Un beau matin on se rend compte que ça fait 15 ans qu’on écoute Everything But The Girl. La trentaine nous menace, et on se demande si ce groupe, qui nous a accompagné la moitié de notre vie avec sa musique si confortable à l’écoute, n’incarne pas ce qui nous effraie dans l’idée de vieillir : un ramollissement du goût.
De leur premier album folk-jazz en 1984 jusqu’à aujourd’hui, Ben Watt et Tracey Thorn ont produit une musique toujours douce, souvent mélancolique, dont le climat est resté le même à travers d’importantes variations. Des subtils arrangements bossa du début à la boite à rythmes et aux synthés d’aujourd’hui, EBTG a su garder une identité forte, essentiellement bâtie sur le timbre de Tracey, et ce malgré un important passage à vide au début des 90’s où, en cherchant à nettoyer leur son dans des studios californiens, ils avaient failli nous perdre à tout jamais.
Après l’inattendu tube Missing (remixé par Todd Terry) en 1994, tiré du sobre Amplified heart, ils se plongent à corps perdu dans les musiques « jeunes », et offrent en 1996 le drum’n’bass Walking wounded, avec au générique Omni Trio, Spring Heel Jack et Howie B. Tracey apparaît alors chez Massive Attack, Roni Size sample leur 1er album (sur New forms), EBTG est enfin « in ».
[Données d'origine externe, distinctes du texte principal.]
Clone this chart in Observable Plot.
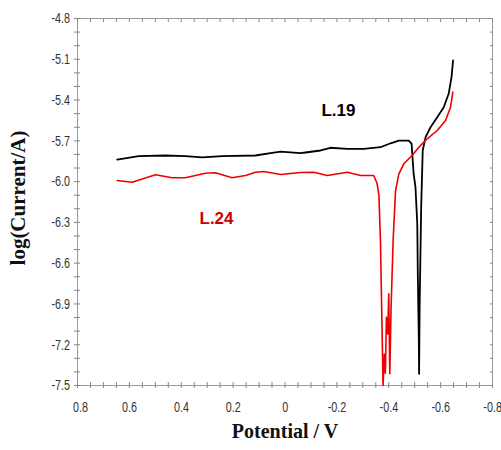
<!DOCTYPE html>
<html><head><meta charset="utf-8">
<script src="https://cdn.jsdelivr.net/npm/d3@7"></script>
<script src="https://cdn.jsdelivr.net/npm/@observablehq/plot@0.6"></script>
<style>body{margin:0;background:#fff} svg{display:block}</style>
</head><body><div id="chart"></div>
<script>
// L.19 (black) – potential (V) and log(current/A), in drawing order
const l19X = [0.647,0.564,0.461,0.384,0.319,0.242,0.114,0.056,0.017,-0.060,-0.086,-0.137,-0.175,-0.240,-0.304,-0.368,-0.407,-0.439,-0.477,-0.488,-0.496,-0.503,-0.510,-0.512,-0.516,-0.517,-0.519,-0.525,-0.531,-0.542,-0.561,-0.587,-0.612,-0.631,-0.642,-0.648];
const l19Y = [-5.838,-5.813,-5.808,-5.813,-5.821,-5.813,-5.808,-5.791,-5.779,-5.791,-5.784,-5.771,-5.751,-5.759,-5.759,-5.747,-5.718,-5.698,-5.698,-5.72,-5.943,-6.041,-6.311,-6.679,-7.169,-7.414,-6.924,-6.188,-5.771,-5.673,-5.600,-5.526,-5.453,-5.354,-5.232,-5.109];
// L.24 (red)
const l24X = [0.647,0.589,0.551,0.499,0.435,0.384,0.307,0.268,0.204,0.152,0.114,0.082,0.017,-0.060,-0.111,-0.163,-0.240,-0.291,-0.342,-0.355,-0.362,-0.368,-0.375,-0.378,-0.383,-0.387,-0.391,-0.396,-0.400,-0.404,-0.409,-0.417,-0.426,-0.439,-0.458,-0.490,-0.516,-0.548,-0.587,-0.619,-0.638,-0.647];
const l24Y = [-5.992,-6.005,-5.980,-5.950,-5.972,-5.972,-5.938,-5.935,-5.972,-5.955,-5.931,-5.926,-5.948,-5.933,-5.931,-5.955,-5.931,-5.955,-5.955,-6.014,-6.10,-6.434,-7.169,-7.50,-7.27,-7.41,-6.998,-7.12,-6.826,-7.414,-6.924,-6.43,-6.07,-5.943,-5.869,-5.808,-5.747,-5.685,-5.624,-5.551,-5.453,-5.342];
// tick labels
const xTicks = [0.8,0.6,0.4,0.2,0,-0.2,-0.4,-0.6,-0.8];
const yTicks = [-4.8,-5.1,-5.4,-5.7,-6.0,-6.3,-6.6,-6.9,-7.2,-7.5];
// series labels
const seriesNames = ["L.19","L.24"];
const seriesColors = ["#000000","#ee0000"];
const labelColors = ["#000000","#cc0000"];
const labelX = [-0.206, 0.264];
const labelY = [-5.477, -6.272];

const l19 = l19X.map((x,i)=>({x, y:l19Y[i]}));
const l24 = l24X.map((x,i)=>({x, y:l24Y[i]}));
const labels = seriesNames.map((name,i)=>({name, x:labelX[i], y:labelY[i], color:labelColors[i]}));

const xMinor = d3.range(-16,17).map(k=>k*0.05);
const yMinor = d3.range(-75,-47).map(k=>k/10);
const fmtX = d => d === 0 ? "0" : String(+d.toFixed(1));
const fmtY = d => d.toFixed(1);
const tickCol = "#888";
const blank = () => "";

const chart = Plot.plot({
  width: 501, height: 450,
  marginLeft: 77, marginRight: 9, marginTop: 18, marginBottom: 65,
  x: {domain: [0.8, -0.8]},
  y: {domain: [-7.5, -4.8]},
  style: {fontFamily: "'Liberation Sans',Arial,sans-serif", fontSize: "15px", color: "#333", background: "#fff"},
  marks: [
    Plot.frame({stroke: "#999"}),
    Plot.axisX({ticks: xMinor, tickSize: 3, tickFormat: blank, label: null, stroke: tickCol}),
    Plot.axisX({ticks: xMinor, tickSize: -3, tickFormat: blank, label: null, stroke: tickCol}),
    Plot.axisX({ticks: xMinor, anchor: "top", tickSize: -3, tickFormat: blank, label: null, stroke: tickCol}),
    Plot.axisX({ticks: xTicks, tickSize: 0, tickPadding: 16, tickFormat: fmtX, label: null, fontSize: 15}),
    Plot.axisY({ticks: yMinor, tickSize: 3, tickFormat: blank, label: null, stroke: tickCol}),
    Plot.axisY({ticks: yMinor, tickSize: -3, tickFormat: blank, label: null, stroke: tickCol}),
    Plot.axisY({ticks: yMinor, anchor: "right", tickSize: -3, tickFormat: blank, label: null, stroke: tickCol}),
    Plot.axisY({ticks: yTicks, tickSize: 0, tickPadding: 6, tickFormat: fmtY, label: null, fontSize: 15}),
    Plot.line(l19, {x: "x", y: "y", stroke: seriesColors[0], strokeWidth: 1.8}),
    Plot.line(l24, {x: "x", y: "y", stroke: seriesColors[1], strokeWidth: 1.6}),
    Plot.text(labels, {x: "x", y: "y", text: "name", fill: "color", fontSize: 17, fontWeight: "bold", fontFamily: "'Liberation Sans',Arial,sans-serif"}),
    Plot.text(["Potential / V"], {frameAnchor: "bottom", dy: 52, text: d => d, fontSize: 20, fontWeight: "bold", fontFamily: "'Liberation Serif','Times New Roman',serif", fill: "#111"}),
    Plot.text(["log(Current/A)"], {frameAnchor: "left", dx: -59, dy: -4, rotate: -90, textAnchor: "middle", lineAnchor: "middle", text: d => d, fontSize: 21, fontWeight: "bold", fontFamily: "'Liberation Serif','Times New Roman',serif", fill: "#111"})
  ]
});
document.getElementById("chart").appendChild(chart);

// condense tick labels horizontally (reference uses a narrow face)
const svg = chart.tagName.toLowerCase() === "svg" ? chart : chart.querySelector("svg");
const svgRect = svg.getBoundingClientRect();
svg.querySelectorAll("text").forEach(t => {
  if (!/^-?\d/.test(t.textContent)) return;
  const r = t.getBoundingClientRect();
  const isY = r.left - svgRect.left < 77;
  const cx = (isY ? r.right : r.left + r.width / 2) - svgRect.left;
  const g = document.createElementNS("http://www.w3.org/2000/svg", "g");
  g.setAttribute("transform", `translate(${cx},0) scale(0.72,1) translate(${-cx},0)`);
  t.parentNode.insertBefore(g, t);
  g.appendChild(t);
});
</script>
</body></html>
Temperamental lorgne résolument vers le dancefloor, quitte à d’abord nous effrayer. L’album s’ouvre en effet par une rythmique house franchement banale, annonçant pour le disque des sons plus durs, que EBTG ne s’autorisait jusqu’à présent que sur des remixes. La moitié des morceaux cognent ainsi avec plus ou moins de bonheur, entre beats d’usine (Compression) et gimmicks de voix stéréotypés (The Future of the future). Seul Blame, avec J Majik, s’impose d’emblée, grâce à une basse redoutable. EBTG embrasse la culture club et veut nous faire partager son ivresse : « People fill the city because the city fills the people » entame Tracey dès le premier morceau, et il est clair que l’album a été écrit avec la foule en tête. Hélas, bien que Ben soit récemment devenu un DJ reconnu, la production ne brille pas par son originalité. Low tide of the night, un truc trip-hop avec saxo, sonne franchement comme du George Michael, et à force d’effets vocaux, Tracey est parfois fantomatique, à l’image de la pochette désincarnée.

« I walk the city late at night, cause everyone here does the same » justifie-t-elle, et on comprend que leur souci de faire une musique populaire, de son temps, a pris le dessus. Pari réussi, puisque Five fathoms a été n°1 des clubs aux USA, mais on repense soudain à sa trentaine : se ranger, est-ce une fatalité ?

Ces maladresses ne gâchent pas néanmoins toutes les chansons, certaines s’incrustant même solidement dans la mémoire au fil des écoutes. Tracey chante toujours aussi bien l’adolescence (« If I’m going home I’d better change my clothes », dans le beau Hatfield 1980), et les récits nocturnes de Downhill racer (« It’s practically 2AM, I’ve got no coat »), ou le délicieusement las No difference et sa guitare funky fatiguée, nous font peu à peu capituler.
Selon son humeur, on peut être très déçu ou se laisser porter ; ce qui est sûr, c’est qu’EBTG est maintenant parfaitement en phase avec son époque, pour le meilleur et pour le pire : perdant un peu de leur fraîcheur, les deux offrent une musique sans surprise, qui ne dérangera pas au supermarché, mais ils poursuivent leur route sans que leur intégrité puisse être remise en cause. « Ces deux-là sont trop maigres pour être malhonnêtes » chantait Brel ; EBTG évolue mais reste touchant, c’est le principal. Bon anniversaire.